Warszawa przeznaczy dodatkowe 132 mln zł na rewitalizację Szpiegowo, czyli opuszczonego przez Rosjan kompleksu przy Sobieskiego 100, który trafił do Warszawy. Taką decyzję podęli radni na sesji miasta 13 marca. To część pieniędzy, jakie pozyskało miasto dzięki zmianom w sposobie finansowania samorządów przez państwo. Jak podkreśla prezydent Rafał Trzaskowski, w ten sposób stolicy udało się pozyskać aż 2,4 mld zł, a środki te mają zostać przeznaczone na różne inwestycje.
Przebudowa Szpiegowa w Warszawie — jak ma wyglądać remont?
Szpiegowo oficjalnie trafiło do miasta na początku roku. To wówczas wojewoda mazowiecki porozumiał się z Warszawą w tej sprawie.
- Po kilku latach wreszcie mamy dokumenty. Trzeba było zrobić bardzo dokładne analizy, żeby się przygotować do kolejnych kroków. Szpiegowo będzie gruntownie wyremontowane i będzie służyło warszawiakom i warszawiankom – mówił w styczniu Rafał Trzaskowski.
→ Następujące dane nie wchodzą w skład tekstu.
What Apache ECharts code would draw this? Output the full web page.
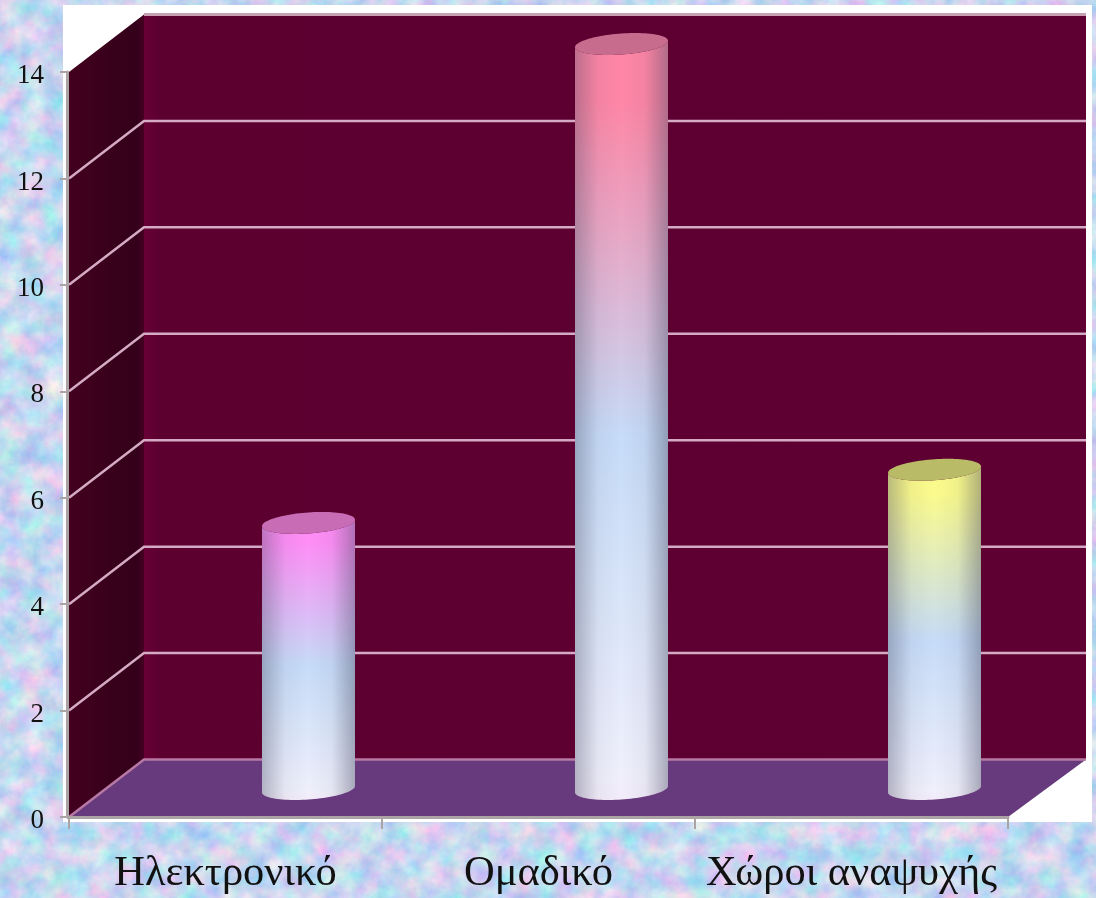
<!DOCTYPE html>
<html>
<head>
<meta charset="utf-8">
<style>
html,body{margin:0;padding:0;width:1096px;height:898px;overflow:hidden;background:#c4d8f0}
#bg{position:absolute;left:0;top:0}
#main{position:absolute;left:0;top:0;width:1096px;height:898px;filter:blur(0.55px)}
</style>
<script src="https://cdn.jsdelivr.net/npm/echarts@6/dist/echarts.min.js"></script>
</head>
<body>
<svg id="bg" width="1096" height="898" xmlns="http://www.w3.org/2000/svg">
  <filter id="mottle" x="0" y="0" width="100%" height="100%" color-interpolation-filters="sRGB">
    <feTurbulence type="fractalNoise" baseFrequency="0.045" numOctaves="4" seed="11"/>
    <feColorMatrix type="matrix" values="0.55 0 0 0 0.50  0 0.32 0 0 0.68  0 0 0.1 0 0.89  0 0 0 0 1"/>
  </filter>
  <rect width="1096" height="898" filter="url(#mottle)"/>
</svg>
<div id="main"></div>
<script>
const categories = ['Ηλεκτρονικό', 'Ομαδικό', 'Χώροι αναψυχής'];
const values = [5, 14, 6];
const yTicks = [0, 2, 4, 6, 8, 10, 12, 14];

const barTopColors = ['#ff8ef6', '#ff86a6', '#fbfb8c'];
const barCapColors = ['#c96cb6', '#c86c8e', '#b9bb66'];

// 3D room depth, in pixels
const depthLeft = 75, depthRight = 78, depthY = 57.5;
const barShiftX = 83, barShiftY = 28, barRx = 46.5, barRy = 10.5, barTilt = 3.2;

function ringPoint(cx, cy, t) {
  return [cx + barRx * Math.cos(t), cy + barRy * Math.sin(t) - barTilt * Math.cos(t)];
}

function renderRoom(params, api) {
  const g = params.coordSys;
  const L = g.x, R = g.x + g.width;
  const yBottom = api.coord([0, 0])[1];
  const yTop = api.coord([0, 14])[1];
  const children = [];
  const poly = (points, fill) => children.push({type: 'polygon', shape: {points}, style: {fill}});
  const line = (points, stroke, lineWidth) =>
    children.push({type: 'polyline', shape: {points}, style: {stroke, lineWidth, fill: null}});
  // white plate behind the room
  poly([[L - 6, yTop - 67], [1092, yTop - 67], [1092, yBottom + 5], [L - 6, yBottom + 5]], '#ffffff');
  // back wall
  poly([[L + depthLeft, yTop - depthY], [R + depthRight, yTop - depthY], [R + depthRight, yBottom - depthY], [L + depthLeft, yBottom - depthY]],
    {type: 'linear', x: 0, y: 0, x2: 1, y2: 0, colorStops: [
      {offset: 0, color: '#6a0036'}, {offset: 0.015, color: '#5c0030'}, {offset: 1, color: '#5e0032'}]});
  // side wall
  poly([[L, yTop], [L + depthLeft, yTop - depthY], [L + depthLeft, yBottom - depthY], [L, yBottom]],
    {type: 'linear', x: 0, y: 0, x2: 1, y2: 0, colorStops: [
      {offset: 0, color: '#42001f'}, {offset: 0.9, color: '#33001a'}, {offset: 1, color: '#450022'}]});
  // floor
  poly([[L, yBottom], [L + depthLeft, yBottom - depthY], [R + depthRight, yBottom - depthY], [R, yBottom]], '#663a7c');
  line([[L - 2, yBottom + 0.5], [R, yBottom + 0.5]], '#5a4a64', 2);
  // gridlines through the tick values
  yTicks.forEach(function (t) {
    const y = api.coord([0, t])[1];
    if (t === 14) {
      line([[L + depthLeft, y - depthY], [R + depthRight, y - depthY]], '#c8a0b4', 3);
    } else {
      const col = t === 0 ? '#b878a4' : '#d4aac4';
      line([[L, y], [L + depthLeft, y - depthY], [R + depthRight, y - depthY]], col, 2.5);
    }
  });
  return {type: 'group', children};
}

function renderCylinder(params, api) {
  const i = api.value(0);
  const base = api.coord([i, 0]);
  const top = api.coord([i, api.value(1)]);
  const cx = base[0] + barShiftX, yB = base[1] - barShiftY, yT = top[1] - barShiftY;
  const bodyPts = [], capPts = [];
  const N = 48;
  for (let k = 0; k <= N; k++) bodyPts.push(ringPoint(cx, yB, Math.PI * k / N));
  for (let k = 0; k <= N; k++) bodyPts.push(ringPoint(cx, yT, Math.PI - Math.PI * k / N));
  for (let k = 0; k < 2 * N; k++) capPts.push(ringPoint(cx, yT, 2 * Math.PI * k / (2 * N)));
  const topColor = barTopColors[i];
  const capColor = barCapColors[i];
  return {
    type: 'group',
    children: [
      {type: 'polygon', shape: {points: bodyPts}, style: {
        fill: {type: 'linear', x: 0, y: 0, x2: 0, y2: 1, colorStops: [
          {offset: 0, color: topColor},
          {offset: 0.08, color: topColor},
          {offset: 0.52, color: '#c6dcf8'},
          {offset: 0.97, color: '#f0f0fc'},
          {offset: 1, color: '#f4ecfa'}]}}},
      {type: 'polygon', shape: {points: bodyPts}, style: {
        fill: {type: 'linear', x: 0, y: 0, x2: 1, y2: 0, colorStops: [
          {offset: 0, color: 'rgba(70,70,95,0.36)'},
          {offset: 0.25, color: 'rgba(70,70,95,0.06)'},
          {offset: 0.5, color: 'rgba(70,70,95,0)'},
          {offset: 0.75, color: 'rgba(70,70,95,0.06)'},
          {offset: 1, color: 'rgba(70,70,95,0.42)'}]}}},
      {type: 'polygon', shape: {points: capPts}, style: {fill: capColor}}
    ]
  };
}

const chart = echarts.init(document.getElementById('main'), null, {renderer: 'canvas'});
chart.setOption({
  animation: false,
  backgroundColor: 'transparent',
  grid: {left: 69, top: 72, width: 939, height: 745, containLabel: false},
  xAxis: {
    type: 'category', data: categories, z: 5, offset: 2,
    axisLine: {lineStyle: {color: '#aca4a4', width: 3}},
    axisTick: {show: true, length: 12, lineStyle: {color: '#aca4a4', width: 2}},
    axisLabel: {interval: 0, fontFamily: 'Liberation Serif', fontSize: 42.5, color: '#111111', margin: 33},
    splitLine: {show: false}
  },
  yAxis: {
    type: 'value', min: 0, max: 14, interval: 2, z: 5, offset: 2,
    axisLine: {show: true, lineStyle: {color: '#aca4a4', width: 3}},
    axisTick: {show: true, length: 7, lineStyle: {color: '#aca4a4', width: 2}},
    axisLabel: {
      margin: 23,
      formatter: '{v|{value}}',
      rich: {v: {fontFamily: 'Liberation Serif', fontSize: 27, color: '#111111', padding: [8, 0, 0, 0]}}
    },
    splitLine: {show: false}
  },
  series: [
    {type: 'custom', name: 'room', z: 1, silent: true, clip: false, renderItem: renderRoom,
      data: [[0, 0]], encode: {x: 0, y: 1}},
    {type: 'custom', name: 'values', z: 2, silent: true, clip: false, renderItem: renderCylinder,
      data: values.map((v, i) => [i, v]), encode: {x: 0, y: 1}}
  ]
});
</script>
</body>
</html>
Jak mieliśmy okazję zobaczyć w styczniu, Szpiegowo jest w fatalnym stanie, w środku tynk odchodzi ze ścian, wszędzie są śmieci, odłamki szkła i stare rosyjskie meble, podłoga miejscami jest wybrzuszona, a ściany pomazane i obdrapane. Z tego powodu jego rewitalizacja będzie wymagała od miasta ogromnych nakładów. Docelowo mają zamieszkać tam osoby wykonujące ważne społecznie zawody, w tym policjanci oraz nauczyciele.
Miasto wykonało już niezbędna ekspertyzy dotyczące nieruchomości przy Sobieskiego 100, wykazały one, że budynek nadaje się do remontu i nie trzeba go burzyć. Warszawa planuje zmodernizować Szpiegowo i przystosować je do potrzeb mieszkaniowych, do tego zburzone mają zostać niskie frontowe budki, a w ich miejsce Ratusz chce postawić kilkupiętrowe obiekty.
.jpg)
Historia Szpiegowa w Warszawie
Szpiegowo powstało pod koniec lat 70. dla Rosjan. To budynek mający od 4 do 11 kondygnacji ułożonych w układzie tarasowym. Ma 5 tys. m kw. powierzchni mieszkaniowej. Polska przejęła go od Federacji Rosyjskiej tuż po rozpoczęciu inwazji na Ukrainę, 11 kwietnia 2022 roku.
Później rozpoczęła się batalia o przejęcie porosyjskiej nieruchomości od skarbu państwa przez Warszawę. Trwało to prawie trzy lata. Najpierw budynków miastu nie chciał przekazać wojewoda Tobiasz Bocheński z PiS, później sprawa nabrała tempa dopiero po zmianie rządu.